======== RECORDS TO USE

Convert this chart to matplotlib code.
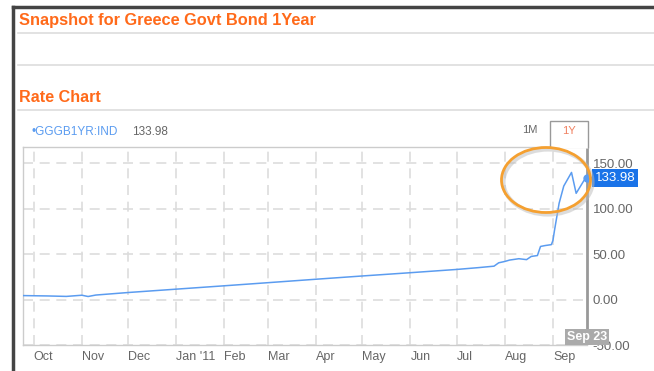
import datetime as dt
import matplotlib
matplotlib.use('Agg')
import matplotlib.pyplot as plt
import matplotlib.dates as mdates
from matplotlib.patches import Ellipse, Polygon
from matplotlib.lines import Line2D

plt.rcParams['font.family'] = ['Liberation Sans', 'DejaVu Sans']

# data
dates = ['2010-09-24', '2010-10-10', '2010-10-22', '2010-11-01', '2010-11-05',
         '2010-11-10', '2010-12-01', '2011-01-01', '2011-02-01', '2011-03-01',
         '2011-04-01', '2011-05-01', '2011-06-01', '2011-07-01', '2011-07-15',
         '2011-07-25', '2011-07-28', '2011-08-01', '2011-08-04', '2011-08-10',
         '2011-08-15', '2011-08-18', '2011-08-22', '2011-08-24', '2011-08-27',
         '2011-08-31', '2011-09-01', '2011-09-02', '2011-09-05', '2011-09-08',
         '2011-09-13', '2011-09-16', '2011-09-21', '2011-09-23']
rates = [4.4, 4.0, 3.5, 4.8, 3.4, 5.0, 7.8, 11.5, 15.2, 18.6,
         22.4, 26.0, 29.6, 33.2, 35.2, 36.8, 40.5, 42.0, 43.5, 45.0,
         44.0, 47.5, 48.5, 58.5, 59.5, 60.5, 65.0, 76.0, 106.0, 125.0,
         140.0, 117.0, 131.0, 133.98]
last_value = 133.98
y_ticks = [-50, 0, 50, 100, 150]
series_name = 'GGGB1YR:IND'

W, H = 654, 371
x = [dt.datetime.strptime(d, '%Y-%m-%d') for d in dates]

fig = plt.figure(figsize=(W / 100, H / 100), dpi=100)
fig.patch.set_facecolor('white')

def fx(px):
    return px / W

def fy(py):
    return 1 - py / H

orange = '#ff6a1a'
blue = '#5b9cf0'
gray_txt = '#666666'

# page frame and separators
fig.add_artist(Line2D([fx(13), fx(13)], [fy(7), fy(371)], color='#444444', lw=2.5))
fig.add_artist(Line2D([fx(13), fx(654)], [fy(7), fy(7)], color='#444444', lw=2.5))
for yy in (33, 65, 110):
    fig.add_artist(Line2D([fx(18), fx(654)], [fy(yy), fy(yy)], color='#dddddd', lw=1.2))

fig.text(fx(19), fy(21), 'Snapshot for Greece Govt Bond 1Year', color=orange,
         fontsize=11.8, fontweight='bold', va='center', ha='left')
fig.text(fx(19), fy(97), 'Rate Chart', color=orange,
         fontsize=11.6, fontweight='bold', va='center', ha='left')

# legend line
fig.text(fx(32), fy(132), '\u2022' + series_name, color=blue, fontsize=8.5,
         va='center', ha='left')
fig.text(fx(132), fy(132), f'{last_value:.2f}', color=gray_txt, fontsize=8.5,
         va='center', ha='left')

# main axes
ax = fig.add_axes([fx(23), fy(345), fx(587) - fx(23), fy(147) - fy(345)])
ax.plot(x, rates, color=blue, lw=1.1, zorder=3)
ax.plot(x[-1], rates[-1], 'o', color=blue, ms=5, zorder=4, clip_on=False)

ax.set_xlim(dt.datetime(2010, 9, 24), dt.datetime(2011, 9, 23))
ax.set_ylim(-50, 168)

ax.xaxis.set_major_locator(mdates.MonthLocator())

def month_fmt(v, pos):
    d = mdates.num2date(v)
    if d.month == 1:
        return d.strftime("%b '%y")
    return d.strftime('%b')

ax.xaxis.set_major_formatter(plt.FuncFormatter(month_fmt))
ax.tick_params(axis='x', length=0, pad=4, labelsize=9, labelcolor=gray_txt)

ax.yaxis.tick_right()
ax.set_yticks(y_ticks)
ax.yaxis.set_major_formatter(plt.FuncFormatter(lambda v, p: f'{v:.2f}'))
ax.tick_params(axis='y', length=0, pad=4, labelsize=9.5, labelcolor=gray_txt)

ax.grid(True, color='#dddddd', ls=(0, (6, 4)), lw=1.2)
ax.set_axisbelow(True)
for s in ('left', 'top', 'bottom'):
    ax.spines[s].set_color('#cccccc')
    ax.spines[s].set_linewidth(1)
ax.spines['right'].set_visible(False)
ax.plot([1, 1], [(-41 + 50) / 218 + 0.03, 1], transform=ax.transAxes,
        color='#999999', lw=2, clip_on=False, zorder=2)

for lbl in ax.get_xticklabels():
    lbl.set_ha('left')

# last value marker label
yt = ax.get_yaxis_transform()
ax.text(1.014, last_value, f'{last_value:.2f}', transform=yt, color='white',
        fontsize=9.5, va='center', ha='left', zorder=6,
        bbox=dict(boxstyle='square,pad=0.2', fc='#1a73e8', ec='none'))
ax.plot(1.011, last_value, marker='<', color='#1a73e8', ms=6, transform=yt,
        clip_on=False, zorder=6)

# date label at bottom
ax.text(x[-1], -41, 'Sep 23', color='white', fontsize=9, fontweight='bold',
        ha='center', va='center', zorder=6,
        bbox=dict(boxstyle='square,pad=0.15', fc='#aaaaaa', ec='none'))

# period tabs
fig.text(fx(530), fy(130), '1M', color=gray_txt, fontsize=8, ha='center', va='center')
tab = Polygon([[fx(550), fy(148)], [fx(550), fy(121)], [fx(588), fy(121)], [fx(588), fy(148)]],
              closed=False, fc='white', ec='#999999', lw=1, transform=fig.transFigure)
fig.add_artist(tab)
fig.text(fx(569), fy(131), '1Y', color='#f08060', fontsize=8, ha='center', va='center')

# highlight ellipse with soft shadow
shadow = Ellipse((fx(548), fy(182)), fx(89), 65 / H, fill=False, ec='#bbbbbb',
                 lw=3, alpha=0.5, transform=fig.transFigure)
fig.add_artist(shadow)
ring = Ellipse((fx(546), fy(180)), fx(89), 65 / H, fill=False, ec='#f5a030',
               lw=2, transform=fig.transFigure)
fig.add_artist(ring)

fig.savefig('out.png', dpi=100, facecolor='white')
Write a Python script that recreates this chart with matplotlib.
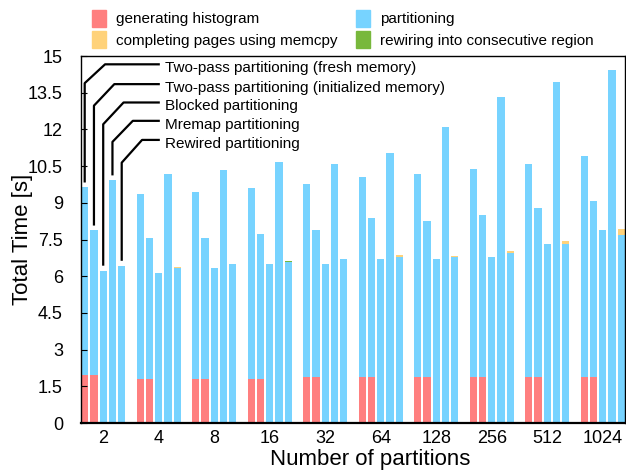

================

EXERCISE = Repeat the records above exactly, from the first line through the line that contains "plt.rcParams['font.family'] = ['Liberation", and leave out the pictures.

ANSWER TO THIS EXERCISE =
Convert this chart to matplotlib code.
import datetime as dt
import matplotlib
matplotlib.use('Agg')
import matplotlib.pyplot as plt
import matplotlib.dates as mdates
from matplotlib.patches import Ellipse, Polygon
from matplotlib.lines import Line2D

plt.rcParams['font.family'] = ['Liberation Sans', 'DejaVu Sans']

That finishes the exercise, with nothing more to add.